◆ TASK DETAILS
Every line below should be copied exactly; drop the pictures.

◆ GIVEN MATERIAL
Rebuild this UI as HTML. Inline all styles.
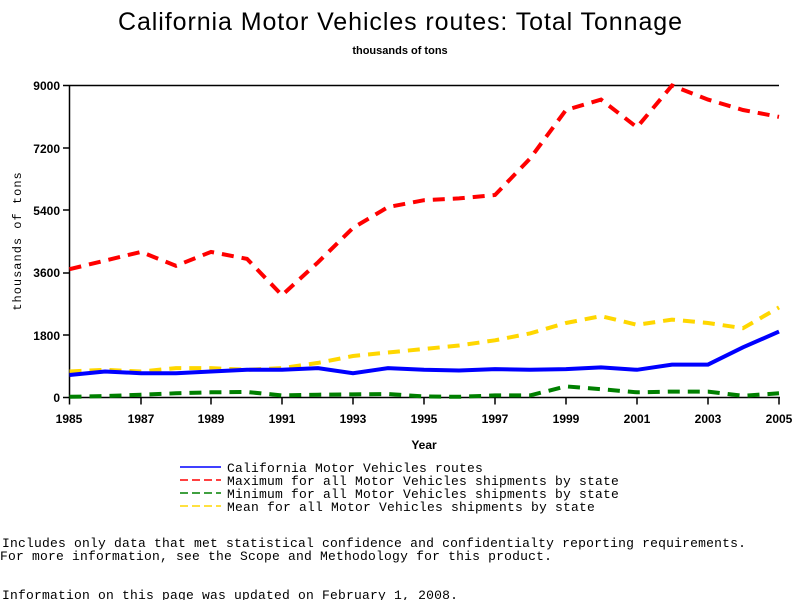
<!DOCTYPE html>
<html><head><style>
body{margin:0;background:#fff;width:800px;height:600px;overflow:hidden}
</style></head><body>
<svg width="800" height="600" xmlns="http://www.w3.org/2000/svg">
<text x="118" y="30" font-family="Liberation Sans, sans-serif" font-size="25" textLength="564" lengthAdjust="spacing">California Motor Vehicles routes: Total Tonnage</text>
<text x="400" y="54" font-family="Liberation Sans, sans-serif" font-size="11" font-weight="bold" text-anchor="middle">thousands of tons</text>
<g font-family="Liberation Sans, sans-serif" font-size="12" font-weight="bold" text-anchor="end">
<text x="60" y="90">9000</text><text x="60" y="153">7200</text><text x="60" y="215">5400</text><text x="60" y="277">3600</text><text x="60" y="340">1800</text><text x="60" y="402">0</text>
</g>
<g stroke="#000" stroke-width="1.5" fill="none">
<path d="M69.5 85.5 H779 M69.5 85.5 V397.5 H780"/>
<path d="M63 85.5H69.5M63 148H69.5M63 210H69.5M63 273H69.5M63 335H69.5M63 397.5H69.5"/>
<path d="M69.5 397.5v7M141 397.5v7M211 397.5v7M282 397.5v7M353 397.5v7M424 397.5v7M495 397.5v7M566 397.5v7M637 397.5v7M708 397.5v7M779 397.5v7"/>
</g>
<g font-family="Liberation Sans, sans-serif" font-size="12" font-weight="bold" text-anchor="middle">
<text x="69" y="423">1985</text><text x="141" y="423">1987</text><text x="211" y="423">1989</text><text x="282" y="423">1991</text><text x="353" y="423">1993</text><text x="424" y="423">1995</text><text x="495" y="423">1997</text><text x="566" y="423">1999</text><text x="637" y="423">2001</text><text x="708" y="423">2003</text><text x="779" y="423">2005</text>
<text x="424" y="449">Year</text>
</g>
<text transform="translate(21,241) rotate(-90)" font-family="Liberation Mono, monospace" font-size="12" text-anchor="middle" letter-spacing="1">thousands of tons</text>
<g fill="none" stroke-width="4" stroke-dasharray="12,8">
<polyline stroke="#ffd700" points="69.5,371.5 105,369.8 141,371.5 176,368.1 211,368.1 247,369.8 282,368.1 318,362.9 353,356 388,352.5 424,349 459,345.5 495,340.3 530,333.4 566,323 601,316.1 637,324.8 672,319.6 708,323 743,328.2 779,307.4"/>
<polyline stroke="#ff0000" points="69.5,269.2 105,260.6 141,251.9 176,265.8 211,251.9 247,258.9 282,295.2 318,262.3 353,227.9 388,207.1 424,200.2 459,198.4 495,195 530,158.6 566,110 601,99.6 637,127.3 672,85.5 708,99.6 743,110 779,116.9"/>
<polyline stroke="#008000" points="69.5,396.8 105,396.1 141,394.7 176,393.3 211,392.3 247,392 282,395.4 318,394.7 353,394.4 388,394 424,396.5 459,396.8 495,395.4 530,395.4 566,386.4 601,389.2 637,392.3 672,391.6 708,391.6 743,395.8 779,393.3"/>
</g>
<polyline fill="none" stroke="#0000ff" stroke-width="4" points="69.5,375 105,371.5 141,373.2 176,373.2 211,371.5 247,369.8 282,369.8 318,368.1 353,373.2 388,368.1 424,369.8 459,370.5 495,369.1 530,369.8 566,369.1 601,367.4 637,369.8 672,364.6 708,364.6 743,347.3 779,331.6"/>
<g stroke-width="1.5">
<line x1="180" y1="467" x2="221" y2="467" stroke="#0000ff"/>
<line x1="180" y1="480" x2="221" y2="480" stroke="#ff0000" stroke-dasharray="8,4"/>
<line x1="180" y1="493" x2="221" y2="493" stroke="#008000" stroke-dasharray="8,4"/>
<line x1="180" y1="506" x2="221" y2="506" stroke="#ffd700" stroke-dasharray="8,4"/>
</g>
<g font-family="Liberation Mono, monospace" font-size="13" letter-spacing="0.2">
<text x="227" y="472">California Motor Vehicles routes</text>
<text x="227" y="485">Maximum for all Motor Vehicles shipments by state</text>
<text x="227" y="498">Minimum for all Motor Vehicles shipments by state</text>
<text x="227" y="511">Mean for all Motor Vehicles shipments by state</text>
<text x="2" y="547">Includes only data that met statistical confidence and confidentialty reporting requirements.</text>
<text x="0" y="560">For more information, see the Scope and Methodology for this product.</text>
<text x="2" y="599">Information on this page was updated on February 1, 2008.</text>
</g>
</svg>
</body></html>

◆ EXERCISE RESPONSE
Rebuild this UI as HTML. Inline all styles.
<!DOCTYPE html>
<html><head><style>
body{margin:0;background:#fff;width:800px;height:600px;overflow:hidden}
</style></head><body>
<svg width="800" height="600" xmlns="http://www.w3.org/2000/svg">
<text x="118" y="30" font-family="Liberation Sans, sans-serif" font-size="25" textLength="564" lengthAdjust="spacing">California Motor Vehicles routes: Total Tonnage</text>
<text x="400" y="54" font-family="Liberation Sans, sans-serif" font-size="11" font-weight="bold" text-anchor="middle">thousands of tons</text>
<g font-family="Liberation Sans, sans-serif" font-size="12" font-weight="bold" text-anchor="end">
<text x="60" y="90">9000</text><text x="60" y="153">7200</text><text x="60" y="215">5400</text><text x="60" y="277">3600</text><text x="60" y="340">1800</text><text x="60" y="402">0</text>
</g>
<g stroke="#000" stroke-width="1.5" fill="none">
<path d="M69.5 85.5 H779 M69.5 85.5 V397.5 H780"/>
<path d="M63 85.5H69.5M63 148H69.5M63 210H69.5M63 273H69.5M63 335H69.5M63 397.5H69.5"/>
<path d="M69.5 397.5v7M141 397.5v7M211 397.5v7M282 397.5v7M353 397.5v7M424 397.5v7M495 397.5v7M566 397.5v7M637 397.5v7M708 397.5v7M779 397.5v7"/>
</g>
<g font-family="Liberation Sans, sans-serif" font-size="12" font-weight="bold" text-anchor="middle">
<text x="69" y="423">1985</text><text x="141" y="423">1987</text><text x="211" y="423">1989</text><text x="282" y="423">1991</text><text x="353" y="423">1993</text><text x="424" y="423">1995</text><text x="495" y="423">1997</text><text x="566" y="423">1999</text><text x="637" y="423">2001</text><text x="708" y="423">2003</text><text x="779" y="423">2005</text>
<text x="424" y="449">Year</text>
</g>
<text transform="translate(21,241) rotate(-90)" font-family="Liberation Mono, monospace" font-size="12" text-anchor="middle" letter-spacing="1">thousands of tons</text>
<g fill="none" stroke-width="4" stroke-dasharray="12,8">
<polyline stroke="#ffd700" points="69.5,371.5 105,369.8 141,371.5 176,368.1 211,368.1 247,369.8 282,368.1 318,362.9 353,356 388,352.5 424,349 459,345.5 495,340.3 530,333.4 566,323 601,316.1 637,324.8 672,319.6 708,323 743,328.2 779,307.4"/>
<polyline stroke="#ff0000" points="69.5,269.2 105,260.6 141,251.9 176,265.8 211,251.9 247,258.9 282,295.2 318,262.3 353,227.9 388,207.1 424,200.2 459,198.4 495,195 530,158.6 566,110 601,99.6 637,127.3 672,85.5 708,99.6 743,110 779,116.9"/>
<polyline stroke="#008000" points="69.5,396.8 105,396.1 141,394.7 176,393.3 211,392.3 247,392 282,395.4 318,394.7 353,394.4 388,394 424,396.5 459,396.8 495,395.4 530,395.4 566,386.4 601,389.2 637,392.3 672,391.6 708,391.6 743,395.8 779,393.3"/>
</g>
<polyline fill="none" stroke="#0000ff" stroke-width="4" points="69.5,375 105,371.5 141,373.2 176,373.2 211,371.5 247,369.8 282,369.8 318,368.1 353,373.2 388,368.1 424,369.8 459,370.5 495,369.1 530,369.8 566,369.1 601,367.4 637,369.8 672,364.6 708,364.6 743,347.3 779,331.6"/>
<g stroke-width="1.5">
<line x1="180" y1="467" x2="221" y2="467" stroke="#0000ff"/>
<line x1="180" y1="480" x2="221" y2="480" stroke="#ff0000" stroke-dasharray="8,4"/>
<line x1="180" y1="493" x2="221" y2="493" stroke="#008000" stroke-dasharray="8,4"/>
<line x1="180" y1="506" x2="221" y2="506" stroke="#ffd700" stroke-dasharray="8,4"/>
</g>
<g font-family="Liberation Mono, monospace" font-size="13" letter-spacing="0.2">
<text x="227" y="472">California Motor Vehicles routes</text>
<text x="227" y="485">Maximum for all Motor Vehicles shipments by state</text>
<text x="227" y="498">Minimum for all Motor Vehicles shipments by state</text>
<text x="227" y="511">Mean for all Motor Vehicles shipments by state</text>
<text x="2" y="547">Includes only data that met statistical confidence and confidentialty reporting requirements.</text>
<text x="0" y="560">For more information, see the Scope and Methodology for this product.</text>
<text x="2" y="599">Information on this page was updated on February 1, 2008.</text>
</g>
</svg>
</body></html>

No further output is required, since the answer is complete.